Nato beruft Sondertreffen ein

Auf Antrag der Türkei kommen am Dienstag die Botschafter der 28 Nato-Mitgliedsstaaten zusammen. Die Regierung in Ankara, so ein Sprecher der westlichen Militärallianz, habe Beratungen nach Artikel 4 des Nato-Vertrages beantragt. Solche Beratungen können dann einberufen werden, wenn ein Mitgliedsstaat der Ansicht ist, dass die Unversehrtheit des eigenen Territoriums, die politische Unabhängigkeit oder die eigene Sicherheit bedroht ist.

Die Bundesregierung sieht derzeit in dem Konflikt allerdings keine Grundlage für einen Nato-Einsatz. "Der Bündnisfall ist weit weg", sagte Vize-Regierungssprecher Georg Streiter in Berlin.
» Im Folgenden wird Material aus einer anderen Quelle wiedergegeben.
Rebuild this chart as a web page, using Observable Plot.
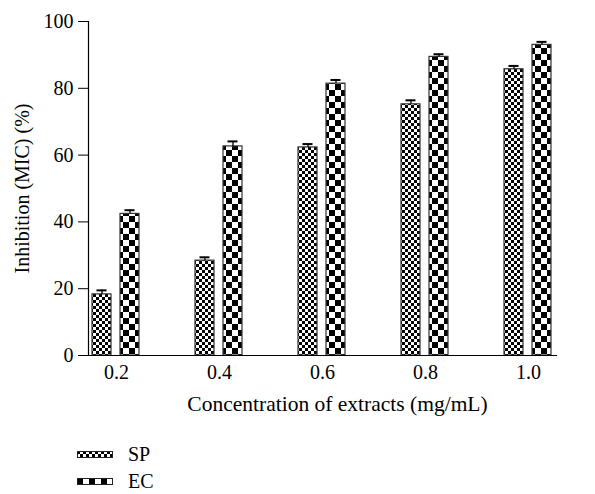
<!DOCTYPE html>
<html><head><meta charset="utf-8">
<script src="https://cdn.jsdelivr.net/npm/d3@7"></script>
<script src="https://cdn.jsdelivr.net/npm/@observablehq/plot@0.6"></script>
<style>
body{margin:0;background:#fff;font-family:"Liberation Serif","DejaVu Serif",serif;color:#000;}
#legend{padding-left:77px;margin-top:21px;font-size:20px;}
.row{display:flex;align-items:center;height:27px;}
.row svg{margin-right:15px;}
</style></head><body>
<svg width="0" height="0" style="position:absolute">
<defs>
<pattern id="sp" width="6" height="6" patternUnits="userSpaceOnUse">
<rect width="6" height="6" fill="#fff"/><rect width="3" height="3" fill="#000"/><rect x="3" y="3" width="3" height="3" fill="#000"/>
</pattern>
<pattern id="ec" width="12" height="12" patternUnits="userSpaceOnUse">
<rect width="12" height="12" fill="#fff"/><rect width="6" height="6" fill="#000"/><rect x="6" y="6" width="6" height="6" fill="#000"/>
</pattern>
</defs></svg>
<div id="chart"></div>
<div id="legend"></div>
<script>
const concentrations = ["0.2", "0.4", "0.6", "0.8", "1.0"];
const seriesNames = ["SP", "EC"];
const spValues = [18.3, 28.4, 62.3, 75.2, 85.7];
const ecValues = [42.4, 62.6, 81.4, 89.4, 93.0];
const spErrors = [1.2, 1.0, 1.0, 1.2, 1.0];
const ecErrors = [1.1, 1.5, 1.1, 0.8, 0.9];
const yTicks = [0, 20, 40, 60, 80, 100];
const xLabel = "Concentration of extracts (mg/mL)";
const yLabel = "Inhibition (MIC) (%)";
const patterns = ["url(#sp)", "url(#ec)"];

const data = concentrations.flatMap((c, i) => [
  {conc: c, series: "SP", value: spValues[i], err: spErrors[i]},
  {conc: c, series: "EC", value: ecValues[i], err: ecErrors[i]}
]);

const chart = Plot.plot({
  width: 595, height: 420,
  marginLeft: 79, marginRight: 30, marginTop: 21, marginBottom: 65,
  style: {fontFamily: "Liberation Serif, DejaVu Serif, serif", fontSize: "20px", color: "#000", background: "#fff", overflow: "visible"},
  fx: {domain: concentrations, paddingInner: 0.456, paddingOuter: 0.087},
  x: {domain: seriesNames, paddingInner: 0.32, paddingOuter: 0.16, axis: null},
  y: {domain: [0, 100]},
  color: {domain: seriesNames, range: patterns},
  marks: [
    Plot.barY(data, {fx: "conc", x: "series", y: "value", fill: "series", stroke: "#333", strokeWidth: 1.2}),
    Plot.ruleX(data, {fx: "conc", x: "series", y1: "value", y2: d => d.value + d.err, stroke: "#000", strokeWidth: 1.3}),
    Plot.tickY(data, {fx: "conc", x: "series", y: d => d.value + d.err, insetLeft: 4.5, insetRight: 4.5, stroke: "#000", strokeWidth: 2}),
    Plot.axisFx({anchor: "bottom", tickSize: 0, tickPadding: 9, label: null, fontSize: 20}),
    Plot.axisY({ticks: yTicks, tickSize: 10, tickPadding: 5, label: yLabel, labelAnchor: "center", labelArrow: "none", labelOffset: 74, fontSize: 20}),
    Plot.frame({anchor: "left", facet: "super", stroke: "#000", strokeWidth: 1.2}),
    Plot.frame({anchor: "bottom", facet: "super", stroke: "#000", strokeWidth: 1.2}),
    Plot.text([xLabel], {text: d => d, frameAnchor: "bottom", dy: 55, dx: 15, facet: "super", fontSize: 21.5})
  ]
});
document.getElementById("chart").appendChild(chart);

const legend = document.getElementById("legend");
seriesNames.forEach((name, i) => {
  const row = document.createElement("div");
  row.className = "row";
  row.innerHTML = `<svg width="36" height="8"><rect x="0.5" y="0.5" width="35" height="6" fill="${patterns[i]}" stroke="#222" stroke-width="1"/></svg><span>${name}</span>`;
  legend.appendChild(row);
});
</script>
</body></html>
Bundesaußenminister Frank-Walter Steinmeier (SPD) appellierte an die Türkei, am Friedensprozess mit der Arbeiterpartei Kurdistans (PKK) festzuhalten.

Nato-Generalsekretär Jens Stoltenberg warnte den türkischen Ministerpräsidenten Davutoğlu davor, mit den Luftangriffen gegen die PKK den Friedensprozess mit den Kurden zu gefährden.